« Crois-moi, des trésors, à notre époque, ça n’existe plus ... »
1943, rien ne va plus. Entre censure et dépression, Hergé esquisse le douzième album de Tintin, un héros dont il commence à être fatigué (avoue-t-il dans son courrier de l’époque). Bien sûr, l’auteur a promis de faire repartir ses personnages à l’aventure, c’est juré noir sur blanc dans la dernière case du Secret de la Licorne. Mais décidément, Hergé n’y croit plus vraiment : la douzième aventure de Tintin sera une non-aventure.
Exit le décor bruxellois de l’album précédent, Tintin reprend le grand large ! Sûrement grisé par l’ambiance qu’il a créée dans L’Etoile Mystérieuse, Hergé reprend le navire Sirius et y loge, en plus de Tintin et du Capitaine Haddock, les deux Dupondt, plus le Professeur Tournesol.

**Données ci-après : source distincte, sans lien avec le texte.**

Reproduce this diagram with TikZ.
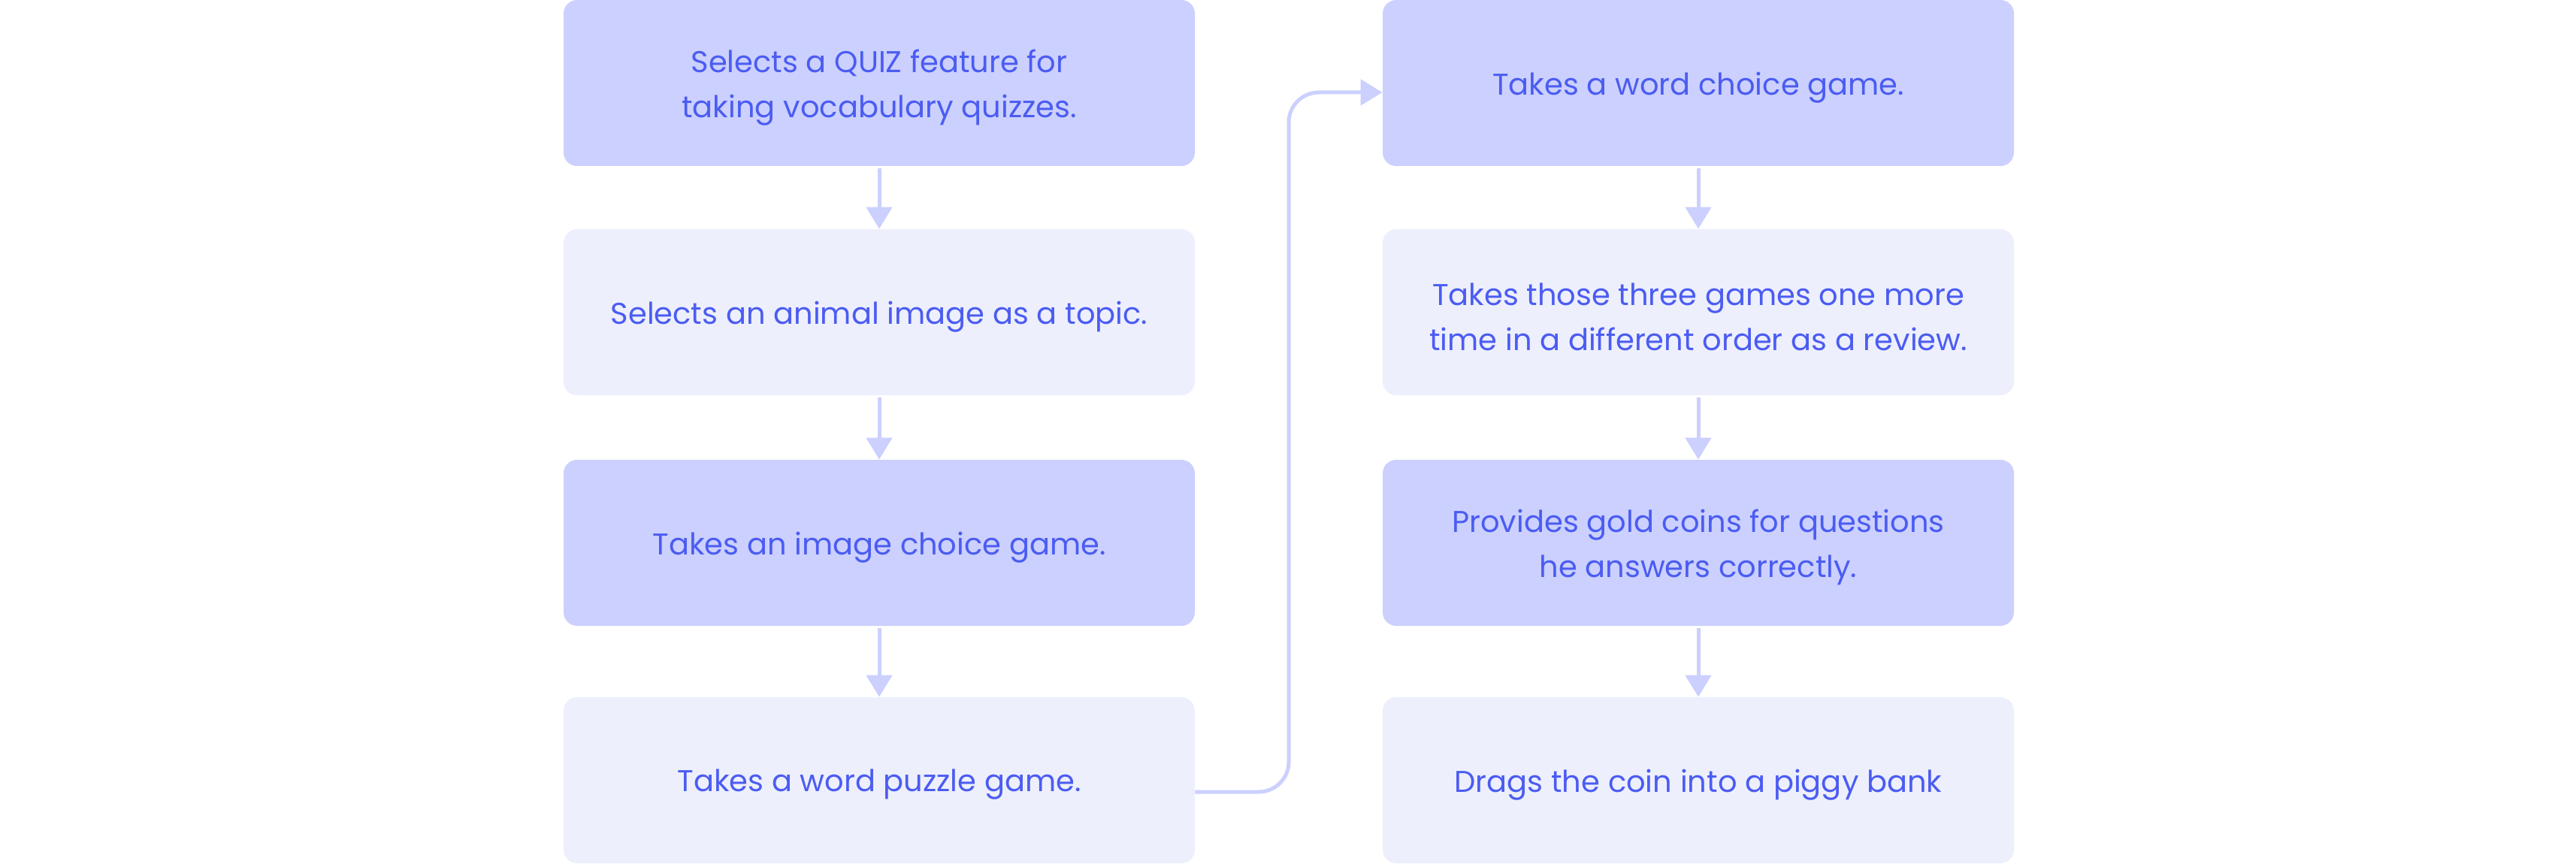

Autant dire que Hergé a un humour assez caustique : avec un alcoolique coléreux, un savant complètement bouché, et deux policiers rigoureusement inutiles, Tintin est entouré de la pire équipe de bras cassés pour retrouver son trésor. Ajoutons que le prétexte de l’arrivée des Dupondt, c’est la menace d’un ennemi qui ne sera en fait pas là, et on comprend que Hergé se moque de tout lorsqu’il gribouille ce faux récit d’aventure !
Ce douzième album, vu de l’extérieur, est hilarant : dans la veine du précédent, c’est une avalanche de chutes en tout genre, de personnages qui tombent, qui trébuchent, qui se cognent. Entre Haddock bombardé de noix de cocos et les Dupondt aux prises avec un petit crabe (une lutte épique, au bas mot), Le Trésor de Rackham le Rouge marque l’aboutissement de l’humour chez Hergé : il maîtrise désormais tous les ressorts comiques de ses personnages et de leurs aventures.
Mais si on creuse un peu, ce douzième album révèle un fond beaucoup plus sombre, où l’on rit noir : c’est une aventure presque complètement inutile. Une intrigue absurde, sans aucun ennemi, puisque Maxime Loiseau ne se montrera jamais : d’ailleurs, le seul coup de feu tiré contre nos héros dans cet album-ci, c’est lorsqu’une bande de singes joue avec une carabine... Même s’il partage la même ambiance maritime, cet album est le contre-pied total de L’Etoile Mystérieuse : cela ne sert à rien de s’embarquer pour le bout du monde, il n’y a rien à découvrir là-bas. Pied de nez magistral, Hergé place dès le début un drôle de vieux bonhomme qui prédit à Haddock que l’aventure n’aura aucun sens.
Pas de doute, Hergé avait des idées noires lorsqu’il a composé ce douzième album : les relations entre les personnages le confirment. Si nos héros n’ont plus besoin de méchant auquel s’opposer dans cette aventure, c’est qu’ils n’arrivent déjà pas à s’entendre entre eux. Haddock hurle contre Tournesol qui ne comprend jamais rien, et Tournesol est furieux contre Haddock qui lui cache des choses. Même les Dupondt s’entredéchirent pour une couverture et un oreiller. Au milieu de tout cela, Tintin, la figure neutre et parfaite, est de plus en plus absent, il est un simple spectateur muet dans de nombreuses vignettes.
Cynisme rampant, impossibilité à communiquer, et parodie des grands romans d’aventure façon Jules Verne : ce tome 12 rappelle le théâtre de l’absurde qui commence à s’imposer dans l’Europe de la fin de la guerre. Un album écrit en temps de crise, par un auteur lui-même en crise.